# THE TASK
Set the lines down again exactly, first line through the line that contains "var pathData = pathX.map(function", with no pictures.

# PROVIDED DATA
- - - -

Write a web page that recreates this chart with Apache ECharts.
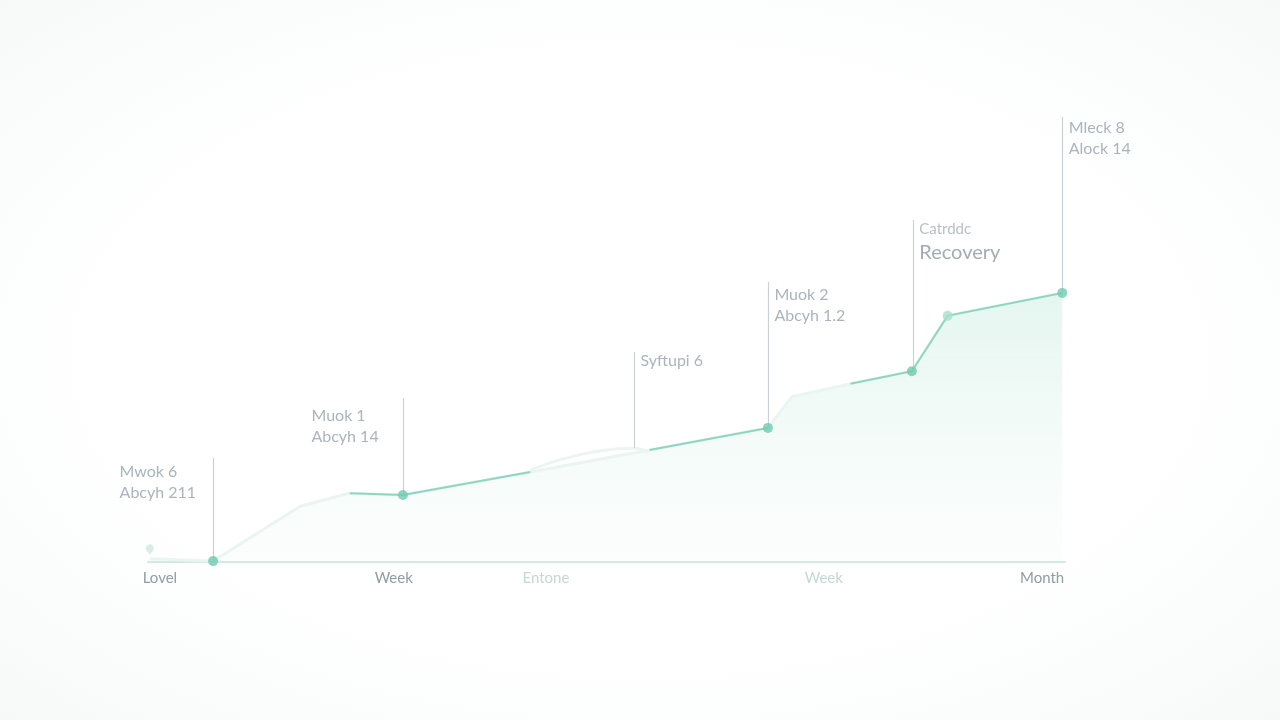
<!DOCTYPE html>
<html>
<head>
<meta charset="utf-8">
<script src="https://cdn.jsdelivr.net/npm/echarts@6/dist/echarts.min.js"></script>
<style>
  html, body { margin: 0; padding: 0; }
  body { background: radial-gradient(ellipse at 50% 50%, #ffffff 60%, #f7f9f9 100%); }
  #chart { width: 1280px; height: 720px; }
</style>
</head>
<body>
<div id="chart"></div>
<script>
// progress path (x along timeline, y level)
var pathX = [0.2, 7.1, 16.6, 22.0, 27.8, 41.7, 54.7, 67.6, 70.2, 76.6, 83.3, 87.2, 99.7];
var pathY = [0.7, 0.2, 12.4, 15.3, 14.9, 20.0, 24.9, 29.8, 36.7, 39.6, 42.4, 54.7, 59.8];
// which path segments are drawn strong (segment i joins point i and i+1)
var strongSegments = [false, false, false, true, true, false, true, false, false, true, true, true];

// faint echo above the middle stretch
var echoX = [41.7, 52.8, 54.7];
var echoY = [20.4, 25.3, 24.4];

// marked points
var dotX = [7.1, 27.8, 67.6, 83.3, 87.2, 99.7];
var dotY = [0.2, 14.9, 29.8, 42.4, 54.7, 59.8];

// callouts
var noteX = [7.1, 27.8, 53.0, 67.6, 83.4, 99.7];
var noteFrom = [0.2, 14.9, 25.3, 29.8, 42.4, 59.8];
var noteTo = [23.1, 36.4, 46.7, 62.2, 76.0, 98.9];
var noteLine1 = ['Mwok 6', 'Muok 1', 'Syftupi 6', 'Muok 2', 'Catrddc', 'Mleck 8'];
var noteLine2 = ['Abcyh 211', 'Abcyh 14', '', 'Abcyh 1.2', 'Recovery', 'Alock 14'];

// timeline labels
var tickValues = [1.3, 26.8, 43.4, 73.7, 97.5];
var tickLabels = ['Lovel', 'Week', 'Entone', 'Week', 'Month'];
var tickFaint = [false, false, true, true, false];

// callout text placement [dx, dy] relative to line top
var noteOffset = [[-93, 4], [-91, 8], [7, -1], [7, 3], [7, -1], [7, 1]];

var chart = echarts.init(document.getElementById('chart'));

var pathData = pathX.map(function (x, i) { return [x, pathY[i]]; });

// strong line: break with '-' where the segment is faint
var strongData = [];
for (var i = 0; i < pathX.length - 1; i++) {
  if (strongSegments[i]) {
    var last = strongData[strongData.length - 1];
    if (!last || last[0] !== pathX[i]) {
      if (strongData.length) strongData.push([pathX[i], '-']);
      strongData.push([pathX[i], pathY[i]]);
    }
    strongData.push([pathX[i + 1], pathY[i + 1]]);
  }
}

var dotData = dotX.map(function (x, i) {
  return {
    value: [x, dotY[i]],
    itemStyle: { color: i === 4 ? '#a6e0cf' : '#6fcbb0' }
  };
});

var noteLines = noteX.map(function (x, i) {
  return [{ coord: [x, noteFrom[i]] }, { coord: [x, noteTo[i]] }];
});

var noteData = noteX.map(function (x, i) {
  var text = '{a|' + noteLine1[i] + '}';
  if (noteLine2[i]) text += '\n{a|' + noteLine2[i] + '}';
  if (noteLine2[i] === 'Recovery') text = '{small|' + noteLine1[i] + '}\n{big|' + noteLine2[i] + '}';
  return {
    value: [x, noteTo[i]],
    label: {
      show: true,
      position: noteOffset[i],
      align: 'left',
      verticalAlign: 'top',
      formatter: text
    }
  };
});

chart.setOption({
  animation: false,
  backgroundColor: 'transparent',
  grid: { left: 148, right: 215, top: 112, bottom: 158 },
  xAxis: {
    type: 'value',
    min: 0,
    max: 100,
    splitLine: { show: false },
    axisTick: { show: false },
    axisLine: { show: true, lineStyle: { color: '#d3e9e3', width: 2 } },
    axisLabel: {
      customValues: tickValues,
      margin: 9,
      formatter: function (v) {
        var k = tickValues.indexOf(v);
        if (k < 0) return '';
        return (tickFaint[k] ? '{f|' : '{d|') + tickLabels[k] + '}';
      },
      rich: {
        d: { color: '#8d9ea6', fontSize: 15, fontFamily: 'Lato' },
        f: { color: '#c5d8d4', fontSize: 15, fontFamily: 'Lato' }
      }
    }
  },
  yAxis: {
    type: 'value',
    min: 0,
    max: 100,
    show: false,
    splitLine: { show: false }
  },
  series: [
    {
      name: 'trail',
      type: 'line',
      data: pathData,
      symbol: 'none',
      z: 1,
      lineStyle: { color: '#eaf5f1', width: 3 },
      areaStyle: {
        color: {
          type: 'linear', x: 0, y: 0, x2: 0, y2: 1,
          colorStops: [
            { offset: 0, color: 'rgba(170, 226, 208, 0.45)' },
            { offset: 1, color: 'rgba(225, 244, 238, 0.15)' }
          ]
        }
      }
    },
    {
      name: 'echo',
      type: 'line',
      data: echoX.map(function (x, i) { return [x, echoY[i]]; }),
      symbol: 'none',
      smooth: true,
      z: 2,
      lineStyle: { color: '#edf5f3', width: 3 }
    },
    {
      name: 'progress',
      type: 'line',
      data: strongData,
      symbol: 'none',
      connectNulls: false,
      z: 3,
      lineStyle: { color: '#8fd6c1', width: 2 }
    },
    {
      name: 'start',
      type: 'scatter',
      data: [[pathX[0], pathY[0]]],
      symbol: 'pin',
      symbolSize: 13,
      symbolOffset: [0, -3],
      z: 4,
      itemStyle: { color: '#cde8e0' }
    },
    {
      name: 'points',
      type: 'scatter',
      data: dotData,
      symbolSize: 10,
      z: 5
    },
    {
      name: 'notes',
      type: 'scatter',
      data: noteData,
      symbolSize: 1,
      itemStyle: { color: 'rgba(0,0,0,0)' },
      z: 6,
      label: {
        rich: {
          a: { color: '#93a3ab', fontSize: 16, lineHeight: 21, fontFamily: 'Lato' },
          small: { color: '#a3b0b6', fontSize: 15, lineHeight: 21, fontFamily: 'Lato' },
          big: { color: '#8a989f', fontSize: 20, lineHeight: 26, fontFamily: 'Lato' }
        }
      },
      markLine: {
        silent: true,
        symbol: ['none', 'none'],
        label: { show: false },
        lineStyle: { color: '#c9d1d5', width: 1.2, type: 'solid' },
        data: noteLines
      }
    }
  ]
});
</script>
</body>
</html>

- - - -

# WRITTEN RESPONSE
Write a web page that recreates this chart with Apache ECharts.
<!DOCTYPE html>
<html>
<head>
<meta charset="utf-8">
<script src="https://cdn.jsdelivr.net/npm/echarts@6/dist/echarts.min.js"></script>
<style>
  html, body { margin: 0; padding: 0; }
  body { background: radial-gradient(ellipse at 50% 50%, #ffffff 60%, #f7f9f9 100%); }
  #chart { width: 1280px; height: 720px; }
</style>
</head>
<body>
<div id="chart"></div>
<script>
// progress path (x along timeline, y level)
var pathX = [0.2, 7.1, 16.6, 22.0, 27.8, 41.7, 54.7, 67.6, 70.2, 76.6, 83.3, 87.2, 99.7];
var pathY = [0.7, 0.2, 12.4, 15.3, 14.9, 20.0, 24.9, 29.8, 36.7, 39.6, 42.4, 54.7, 59.8];
// which path segments are drawn strong (segment i joins point i and i+1)
var strongSegments = [false, false, false, true, true, false, true, false, false, true, true, true];

// faint echo above the middle stretch
var echoX = [41.7, 52.8, 54.7];
var echoY = [20.4, 25.3, 24.4];

// marked points
var dotX = [7.1, 27.8, 67.6, 83.3, 87.2, 99.7];
var dotY = [0.2, 14.9, 29.8, 42.4, 54.7, 59.8];

// callouts
var noteX = [7.1, 27.8, 53.0, 67.6, 83.4, 99.7];
var noteFrom = [0.2, 14.9, 25.3, 29.8, 42.4, 59.8];
var noteTo = [23.1, 36.4, 46.7, 62.2, 76.0, 98.9];
var noteLine1 = ['Mwok 6', 'Muok 1', 'Syftupi 6', 'Muok 2', 'Catrddc', 'Mleck 8'];
var noteLine2 = ['Abcyh 211', 'Abcyh 14', '', 'Abcyh 1.2', 'Recovery', 'Alock 14'];

// timeline labels
var tickValues = [1.3, 26.8, 43.4, 73.7, 97.5];
var tickLabels = ['Lovel', 'Week', 'Entone', 'Week', 'Month'];
var tickFaint = [false, false, true, true, false];

// callout text placement [dx, dy] relative to line top
var noteOffset = [[-93, 4], [-91, 8], [7, -1], [7, 3], [7, -1], [7, 1]];

var chart = echarts.init(document.getElementById('chart'));

var pathData = pathX.map(function (x, i) { return [x, pathY[i]]; });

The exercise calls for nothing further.